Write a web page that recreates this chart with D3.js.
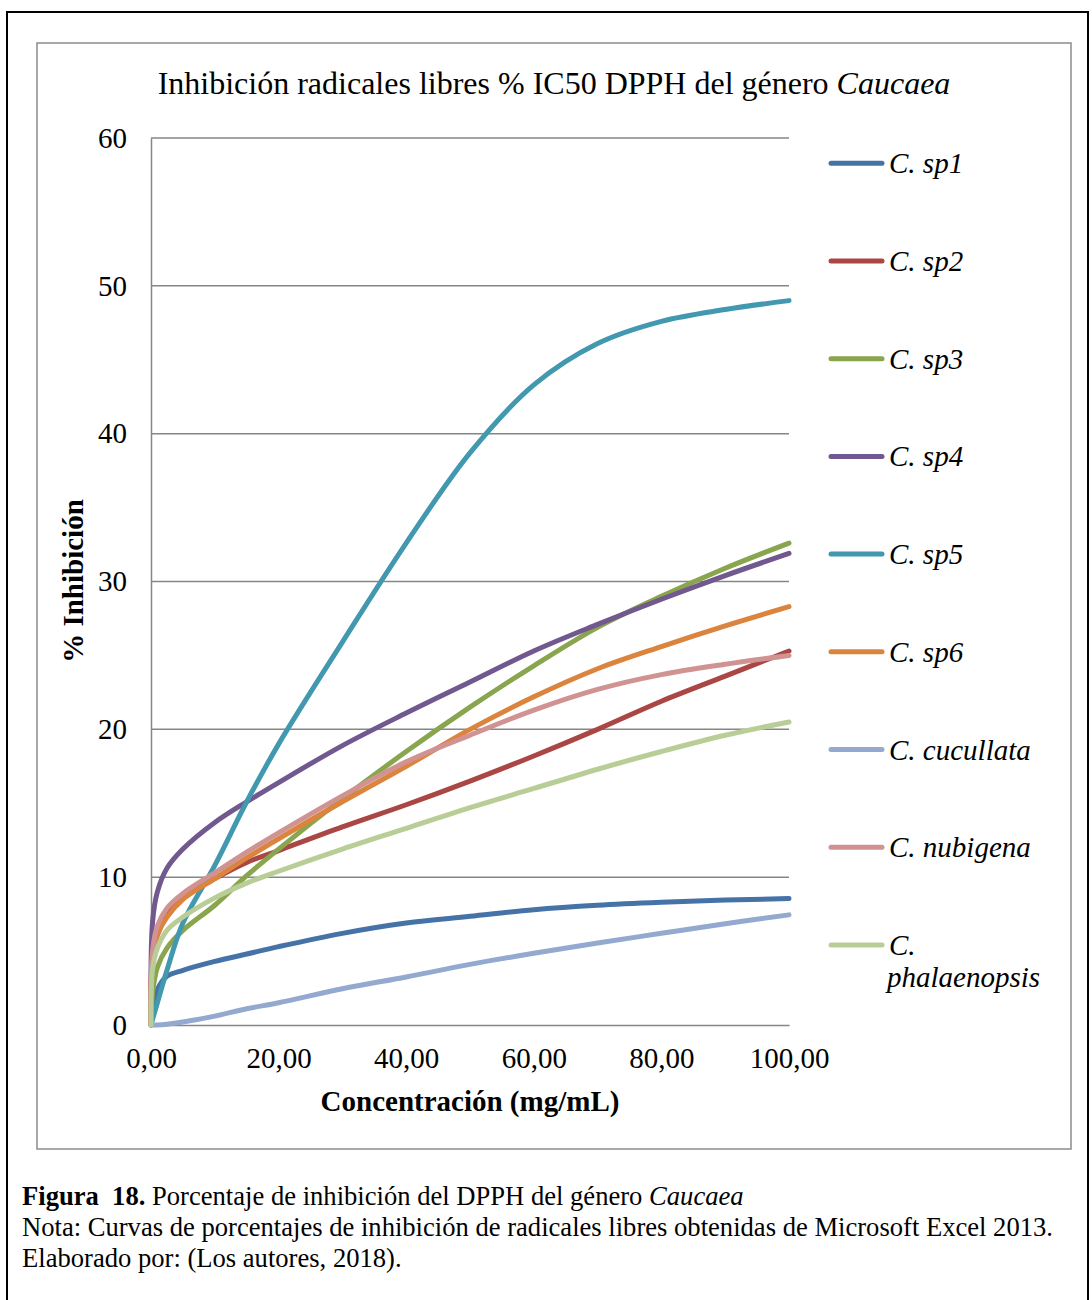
<!DOCTYPE html>
<html><head><meta charset="utf-8">
<script src="https://cdn.jsdelivr.net/npm/d3@7"></script>
<style>
body{margin:0;background:#fff;}
text{font-family:"Liberation Serif","Times New Roman",serif;}
</style></head>
<body>
<svg id="c" width="1092" height="1300"></svg>
<script>
// ---- data ----
const concentrations = [0, 0.25, 1, 2.5, 5, 10, 15, 20, 30, 40, 50, 60, 70, 80, 90, 100];
const seriesNames = ["C. sp1", "C. sp2", "C. sp3", "C. sp4", "C. sp5", "C. sp6", "C. cucullata", "C. nubigena", "C. phalaenopsis"];
const sp1 =          [0, 0.9, 2.4, 3.3, 3.7, 4.3, 4.8, 5.3, 6.2, 6.9, 7.35, 7.8, 8.1, 8.3, 8.45, 8.55];
const sp2 =          [0, 4.6, 6.1, 7.4, 8.6, 9.9, 11.0, 11.8, 13.4, 14.9, 16.5, 18.2, 20.0, 21.9, 23.6, 25.3];
const sp3 =          [0, 2.2, 3.9, 5.2, 6.4, 8.1, 10.1, 11.9, 15.3, 18.5, 21.5, 24.3, 26.9, 29.0, 30.9, 32.6];
const sp4 =          [0, 7.0, 9.0, 10.6, 11.9, 13.7, 15.1, 16.4, 18.9, 21.1, 23.2, 25.3, 27.1, 28.8, 30.4, 31.9];
const sp5 =          [0, 0.4, 1.5, 3.7, 6.9, 10.8, 15.1, 19.0, 25.9, 32.6, 38.7, 43.3, 46.1, 47.6, 48.4, 49.0];
const sp6 =          [0, 4.6, 6.1, 7.3, 8.5, 9.9, 11.3, 12.6, 15.1, 17.5, 20.0, 22.2, 24.1, 25.6, 27.0, 28.3];
const cucullata =    [0, 0, 0, 0.05, 0.2, 0.6, 1.1, 1.5, 2.45, 3.25, 4.1, 4.85, 5.55, 6.2, 6.85, 7.45];
const nubigena =     [0, 5.0, 6.7, 7.9, 8.9, 10.3, 11.7, 13.0, 15.5, 17.8, 19.6, 21.3, 22.7, 23.7, 24.4, 25.0];
const phalaenopsis = [0, 3.8, 5.2, 6.4, 7.3, 8.6, 9.6, 10.4, 11.9, 13.3, 14.7, 16.0, 17.3, 18.5, 19.6, 20.5];
const seriesValues = [sp1, sp2, sp3, sp4, sp5, sp6, cucullata, nubigena, phalaenopsis];
const colors = ["#4572A7", "#AA4643", "#89A54E", "#71588F", "#4198AF", "#DB843D", "#93A9CF", "#D19392", "#B9CD96"];
const yTicks = [0, 10, 20, 30, 40, 50, 60];
const xTicks = [0, 20, 40, 60, 80, 100];

// ---- layout ----
const svg = d3.select("#c");
const L = 151, R = 789, T = 138, B = 1025;
const x = d3.scaleLinear().domain([0, 100]).range([L, R]);
const y = d3.scaleLinear().domain([0, 60]).range([B, T]);

// outer black border
svg.append("rect").attr("x", 7).attr("y", 12).attr("width", 1081).attr("height", 1300)
  .attr("fill", "none").attr("stroke", "#000").attr("stroke-width", 2);
// chart frame
svg.append("rect").attr("x", 37).attr("y", 43).attr("width", 1034).attr("height", 1106)
  .attr("fill", "#fff").attr("stroke", "#8c8c8c").attr("stroke-width", 1.5);

// title
const title = svg.append("text").attr("x", 554).attr("y", 94).attr("text-anchor", "middle")
  .attr("font-size", 32).attr("fill", "#000");
title.append("tspan").text("Inhibición radicales libres % IC50 DPPH del género ");
title.append("tspan").attr("font-style", "italic").text("Caucaea");

// gridlines
svg.append("g").selectAll("line").data(yTicks.filter(d => d > 0)).join("line")
  .attr("x1", L).attr("x2", R).attr("y1", d => y(d)).attr("y2", d => y(d))
  .attr("stroke", "#868686").attr("stroke-width", 1.5);

// axes
const yAxis = d3.axisLeft(y).tickValues(yTicks).tickSize(0).tickPadding(24).tickFormat(d3.format("d"));
const gy = svg.append("g").attr("transform", `translate(${L},0)`).call(yAxis);
gy.select(".domain").attr("stroke", "#868686").attr("stroke-width", 1.5);
gy.selectAll("text").attr("font-size", 29).attr("font-family", "Liberation Serif").attr("fill", "#000");

const xAxis = d3.axisBottom(x).tickValues(xTicks).tickSize(0).tickPadding(22)
  .tickFormat(d => d3.format(".2f")(d).replace(".", ","));
const gx = svg.append("g").attr("transform", `translate(0,${B})`).call(xAxis);
gx.select(".domain").attr("stroke", "#868686").attr("stroke-width", 1.5);
gx.selectAll("text").attr("font-size", 29).attr("font-family", "Liberation Serif").attr("fill", "#000");

// axis titles
svg.append("text").attr("x", 470).attr("y", 1111).attr("text-anchor", "middle")
  .attr("font-size", 29).attr("font-weight", "bold").text("Concentración (mg/mL)");
svg.append("text").attr("transform", "translate(83,581) rotate(-90)").attr("text-anchor", "middle")
  .attr("font-size", 29).attr("font-weight", "bold").text("% Inhibición");

// series
const line = d3.line().x(d => x(d[0])).y(d => y(d[1])).curve(d3.curveCatmullRom.alpha(0.5));
seriesValues.forEach((vals, i) => {
  const pts = concentrations.map((c, j) => [c, vals[j]]);
  svg.append("path").datum(pts).attr("d", line).attr("fill", "none")
    .attr("stroke", colors[i]).attr("stroke-width", 5).attr("stroke-linejoin", "round").attr("stroke-linecap", "round");
});

// legend
const legY0 = 163.3, legStep = 97.7;
seriesNames.forEach((name, i) => {
  const yy = legY0 + i * legStep;
  svg.append("line").attr("x1", 831).attr("x2", 882).attr("y1", yy).attr("y2", yy)
    .attr("stroke", colors[i]).attr("stroke-width", 5).attr("stroke-linecap", "round");
  const parts = name === "C. phalaenopsis" ? ["C.", "phalaenopsis"] : [name];
  const t = svg.append("text").attr("x", 889).attr("y", yy + 10).attr("font-size", 29).attr("font-style", "italic");
  t.append("tspan").text(parts[0]);
  if (parts[1]) t.append("tspan").attr("x", 887).attr("dy", 32).text(parts[1]);
});

// caption
const cap = svg.append("g").attr("font-size", 26.6);
const c1 = cap.append("text").attr("x", 22).attr("y", 1205).attr("xml:space", "preserve").style("white-space", "pre");
c1.append("tspan").attr("font-weight", "bold").text("Figura  18.");
c1.append("tspan").text(" Porcentaje de inhibición del DPPH del género ");
c1.append("tspan").attr("font-style", "italic").text("Caucaea");
cap.append("text").attr("x", 22).attr("y", 1236).text("Nota: Curvas de porcentajes de inhibición de radicales libres obtenidas de Microsoft Excel 2013.");
cap.append("text").attr("x", 22).attr("y", 1267).text("Elaborado por: (Los autores, 2018).");
</script>
</body></html>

= = = = = = =

> **EXERCISE INSTRUCTIONS**
Without the pictures, output the full listing exactly as it stands.

> **EXERCISE RESULT**
Write a web page that recreates this chart with D3.js.
<!DOCTYPE html>
<html><head><meta charset="utf-8">
<script src="https://cdn.jsdelivr.net/npm/d3@7"></script>
<style>
body{margin:0;background:#fff;}
text{font-family:"Liberation Serif","Times New Roman",serif;}
</style></head>
<body>
<svg id="c" width="1092" height="1300"></svg>
<script>
// ---- data ----
const concentrations = [0, 0.25, 1, 2.5, 5, 10, 15, 20, 30, 40, 50, 60, 70, 80, 90, 100];
const seriesNames = ["C. sp1", "C. sp2", "C. sp3", "C. sp4", "C. sp5", "C. sp6", "C. cucullata", "C. nubigena", "C. phalaenopsis"];
const sp1 =          [0, 0.9, 2.4, 3.3, 3.7, 4.3, 4.8, 5.3, 6.2, 6.9, 7.35, 7.8, 8.1, 8.3, 8.45, 8.55];
const sp2 =          [0, 4.6, 6.1, 7.4, 8.6, 9.9, 11.0, 11.8, 13.4, 14.9, 16.5, 18.2, 20.0, 21.9, 23.6, 25.3];
const sp3 =          [0, 2.2, 3.9, 5.2, 6.4, 8.1, 10.1, 11.9, 15.3, 18.5, 21.5, 24.3, 26.9, 29.0, 30.9, 32.6];
const sp4 =          [0, 7.0, 9.0, 10.6, 11.9, 13.7, 15.1, 16.4, 18.9, 21.1, 23.2, 25.3, 27.1, 28.8, 30.4, 31.9];
const sp5 =          [0, 0.4, 1.5, 3.7, 6.9, 10.8, 15.1, 19.0, 25.9, 32.6, 38.7, 43.3, 46.1, 47.6, 48.4, 49.0];
const sp6 =          [0, 4.6, 6.1, 7.3, 8.5, 9.9, 11.3, 12.6, 15.1, 17.5, 20.0, 22.2, 24.1, 25.6, 27.0, 28.3];
const cucullata =    [0, 0, 0, 0.05, 0.2, 0.6, 1.1, 1.5, 2.45, 3.25, 4.1, 4.85, 5.55, 6.2, 6.85, 7.45];
const nubigena =     [0, 5.0, 6.7, 7.9, 8.9, 10.3, 11.7, 13.0, 15.5, 17.8, 19.6, 21.3, 22.7, 23.7, 24.4, 25.0];
const phalaenopsis = [0, 3.8, 5.2, 6.4, 7.3, 8.6, 9.6, 10.4, 11.9, 13.3, 14.7, 16.0, 17.3, 18.5, 19.6, 20.5];
const seriesValues = [sp1, sp2, sp3, sp4, sp5, sp6, cucullata, nubigena, phalaenopsis];
const colors = ["#4572A7", "#AA4643", "#89A54E", "#71588F", "#4198AF", "#DB843D", "#93A9CF", "#D19392", "#B9CD96"];
const yTicks = [0, 10, 20, 30, 40, 50, 60];
const xTicks = [0, 20, 40, 60, 80, 100];

// ---- layout ----
const svg = d3.select("#c");
const L = 151, R = 789, T = 138, B = 1025;
const x = d3.scaleLinear().domain([0, 100]).range([L, R]);
const y = d3.scaleLinear().domain([0, 60]).range([B, T]);

// outer black border
svg.append("rect").attr("x", 7).attr("y", 12).attr("width", 1081).attr("height", 1300)
  .attr("fill", "none").attr("stroke", "#000").attr("stroke-width", 2);
// chart frame
svg.append("rect").attr("x", 37).attr("y", 43).attr("width", 1034).attr("height", 1106)
  .attr("fill", "#fff").attr("stroke", "#8c8c8c").attr("stroke-width", 1.5);

// title
const title = svg.append("text").attr("x", 554).attr("y", 94).attr("text-anchor", "middle")
  .attr("font-size", 32).attr("fill", "#000");
title.append("tspan").text("Inhibición radicales libres % IC50 DPPH del género ");
title.append("tspan").attr("font-style", "italic").text("Caucaea");

// gridlines
svg.append("g").selectAll("line").data(yTicks.filter(d => d > 0)).join("line")
  .attr("x1", L).attr("x2", R).attr("y1", d => y(d)).attr("y2", d => y(d))
  .attr("stroke", "#868686").attr("stroke-width", 1.5);

// axes
const yAxis = d3.axisLeft(y).tickValues(yTicks).tickSize(0).tickPadding(24).tickFormat(d3.format("d"));
const gy = svg.append("g").attr("transform", `translate(${L},0)`).call(yAxis);
gy.select(".domain").attr("stroke", "#868686").attr("stroke-width", 1.5);
gy.selectAll("text").attr("font-size", 29).attr("font-family", "Liberation Serif").attr("fill", "#000");

const xAxis = d3.axisBottom(x).tickValues(xTicks).tickSize(0).tickPadding(22)
  .tickFormat(d => d3.format(".2f")(d).replace(".", ","));
const gx = svg.append("g").attr("transform", `translate(0,${B})`).call(xAxis);
gx.select(".domain").attr("stroke", "#868686").attr("stroke-width", 1.5);
gx.selectAll("text").attr("font-size", 29).attr("font-family", "Liberation Serif").attr("fill", "#000");

// axis titles
svg.append("text").attr("x", 470).attr("y", 1111).attr("text-anchor", "middle")
  .attr("font-size", 29).attr("font-weight", "bold").text("Concentración (mg/mL)");
svg.append("text").attr("transform", "translate(83,581) rotate(-90)").attr("text-anchor", "middle")
  .attr("font-size", 29).attr("font-weight", "bold").text("% Inhibición");

// series
const line = d3.line().x(d => x(d[0])).y(d => y(d[1])).curve(d3.curveCatmullRom.alpha(0.5));
seriesValues.forEach((vals, i) => {
  const pts = concentrations.map((c, j) => [c, vals[j]]);
  svg.append("path").datum(pts).attr("d", line).attr("fill", "none")
    .attr("stroke", colors[i]).attr("stroke-width", 5).attr("stroke-linejoin", "round").attr("stroke-linecap", "round");
});

// legend
const legY0 = 163.3, legStep = 97.7;
seriesNames.forEach((name, i) => {
  const yy = legY0 + i * legStep;
  svg.append("line").attr("x1", 831).attr("x2", 882).attr("y1", yy).attr("y2", yy)
    .attr("stroke", colors[i]).attr("stroke-width", 5).attr("stroke-linecap", "round");
  const parts = name === "C. phalaenopsis" ? ["C.", "phalaenopsis"] : [name];
  const t = svg.append("text").attr("x", 889).attr("y", yy + 10).attr("font-size", 29).attr("font-style", "italic");
  t.append("tspan").text(parts[0]);
  if (parts[1]) t.append("tspan").attr("x", 887).attr("dy", 32).text(parts[1]);
});

// caption
const cap = svg.append("g").attr("font-size", 26.6);
const c1 = cap.append("text").attr("x", 22).attr("y", 1205).attr("xml:space", "preserve").style("white-space", "pre");
c1.append("tspan").attr("font-weight", "bold").text("Figura  18.");
c1.append("tspan").text(" Porcentaje de inhibición del DPPH del género ");
c1.append("tspan").attr("font-style", "italic").text("Caucaea");
cap.append("text").attr("x", 22).attr("y", 1236).text("Nota: Curvas de porcentajes de inhibición de radicales libres obtenidas de Microsoft Excel 2013.");
cap.append("text").attr("x", 22).attr("y", 1267).text("Elaborado por: (Los autores, 2018).");
</script>
</body></html>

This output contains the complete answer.